経済コラムニストの大江英樹さんがマネー研究所で「自由楽しんでこそ定年生活『べき論』には縛られない」という小文を書いていた。
趣旨はこうだ。
- 定年や老後についての「定年本」がたくさんでている。定年本では「定年後はこうあるべきだ」という論調が目立つ。
- しかし定年後は「べき論」に縛られないで、自然体で望めばいい。
- なぜ「べき論」にとらわれるかというと理由が2つある。一つは「定年後の生活は初めてだ」ということだ。
- 2つ目は自分がどんな生活をしたいか、からだ何をやりたいか全くイメージをしないまま定年を迎えてしまうからだ。
- 会社員なら国民年金に加えて厚生年金ももらえるので老後の生活が困窮することはないだろう。
まず総論としては概ね賛成。定年本に書いてある「べき論」にとらわれる必要はまったくない。
だが大江さんがあげた理由には若干疑問がある。

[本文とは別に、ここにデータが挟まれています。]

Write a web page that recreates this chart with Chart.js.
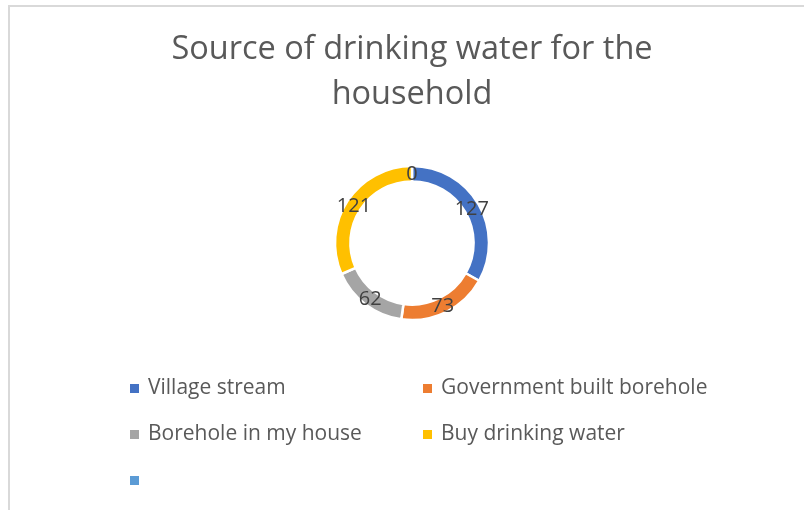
<!DOCTYPE html>
<html>
<head>
<meta charset="utf-8">
<script src="https://cdn.jsdelivr.net/npm/chart.js@4/dist/chart.umd.min.js"></script>
<style>
  body { margin: 0; background: #fff; }
  #frame { position: absolute; left: 8px; top: 5px; width: 796px; height: 505px;
           border-left: 2px solid #d9d9d9; border-top: 2px solid #d9d9d9; }
  canvas { position: absolute; left: 0; top: 0; }
</style>
</head>
<body>
<div id="frame"></div>
<canvas id="chart" width="804" height="510"></canvas>
<script>
const categories = ['Village stream', 'Government built borehole', 'Borehole in my house', 'Buy drinking water', '']
const households = [127, 73, 62, 121, 0]
const colours = ['#4472C4', '#ED7D31', '#A5A5A5', '#FFC000', '#5B9BD5']
const titleLines = ['Source of drinking water for the', 'household']

const fontFamily = "'Open Sans', 'Liberation Sans', sans-serif"

// numbers on the ring, at the middle of each slice
const sliceLabels = {
    id: 'sliceLabels',
    afterDatasetsDraw: chart => {
        const ctx = chart.ctx
        const meta = chart.getDatasetMeta(0)
        ctx.save()
        ctx.font = `20px ${fontFamily}`
        ctx.fillStyle = '#404040'
        ctx.textAlign = 'center'
        ctx.textBaseline = 'middle'
        meta.data.forEach((arc, i) => {
            const pos = arc.tooltipPosition()
            ctx.fillText(String(households[i]), pos.x, pos.y + 1)
        })
        ctx.restore()
    }
}

// two column legend like the office chart
const gridLegend = {
    id: 'gridLegend',
    afterDraw: chart => {
        const ctx = chart.ctx
        const cols = [130, 423]
        ctx.save()
        ctx.font = `21px ${fontFamily}`
        ctx.textBaseline = 'middle'
        categories.forEach((label, i) => {
            const x = cols[i % 2]
            const y = 388 + Math.floor(i / 2) * 46
            ctx.fillStyle = colours[i]
            ctx.fillRect(x, y - 4, 9, 9)
            ctx.fillStyle = '#595959'
            ctx.fillText(label, x + 18, y)
        })
        ctx.restore()
    }
}

new Chart(document.getElementById('chart').getContext('2d'), {
    type: 'doughnut',
    data: {
        labels: categories,
        datasets: [{
            data: households,
            backgroundColor: colours,
            borderColor: '#ffffff',
            borderWidth: 2.5
        }]
    },
    options: {
        responsive: false,
        animation: false,
        radius: 77,
        cutout: '80%',
        layout: { padding: { top: 0, left: 20, right: 0, bottom: 151 } },
        plugins: {
            legend: { display: false },
            tooltip: { enabled: false },
            title: {
                display: true,
                text: titleLines,
                color: '#595959',
                font: { family: fontFamily, size: 32.5, weight: 'normal', lineHeight: 1.385 },
                padding: { top: 27, bottom: 10 }
            }
        }
    },
    plugins: [sliceLabels, gridLegend]
})
</script>
</body>
</html>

そもそも人生には何度か全く新しいことを始めることがある。たとえば大学生になる。就職する。結婚して新しい家庭を築く・・・などだ。我々は「初めての生活」をスタートする時いつも「べき論」から入っていたのだろうか?
私はそんなことはないと思う。我々は若い頃「初めての生活」に自分なりの夢を託していたはずだ。夢が新しい生活を牽引したので「べき論」など必要がなかったのだ。
この仮説が正しいとすると「定年後の生活」には夢がないから、他律的な規範である「べき論」が必要になるということになる。逆にいうと夢を持つと誰かが書いた「べき論」などは必要がなくなるのだ。
2つ目の「どんな生活をしたいかイメージを持たないまま定年を迎えてしまう」についてコメントすれば、個人の生活は連続したもので、退職したその日にガラリと変わるものではない。ゴルフの好きな人は定年後にゴルフに行く回数が増えるということはあるが、それは量の問題で質の問題ではない。
私が言いたいことは定年後の生活をイメージするのではなく、定年の前から実践することが大事、ということだ。
写真が好きで定年後に色々なところで写真を撮りたいと考えている人は働いている時に余暇を見つけて写真を撮ることが大切なのだ。
若い時の方が好奇心や気力があるので、新しいことに挑戦できる。やりたいと思うことをやり始めておくことが大切なのだと思う。
最後の会社員なら老後の生活に困窮しないだろうという点については正直なところ分からない。
根が楽観的なのであまり深刻に考えてはいないが、一ついえることはシニアになっても結構お金がかかるということだ。
その一つの原因は社会全体が老齢化の方向にあるということだ。たとえば若者の結婚年齢が上がっていることだ。また親も高齢化して介護費用などがかさむことも多い。つまり老齢化にともない冠婚葬祭費などの支出時期がシニア時代も続くのだ。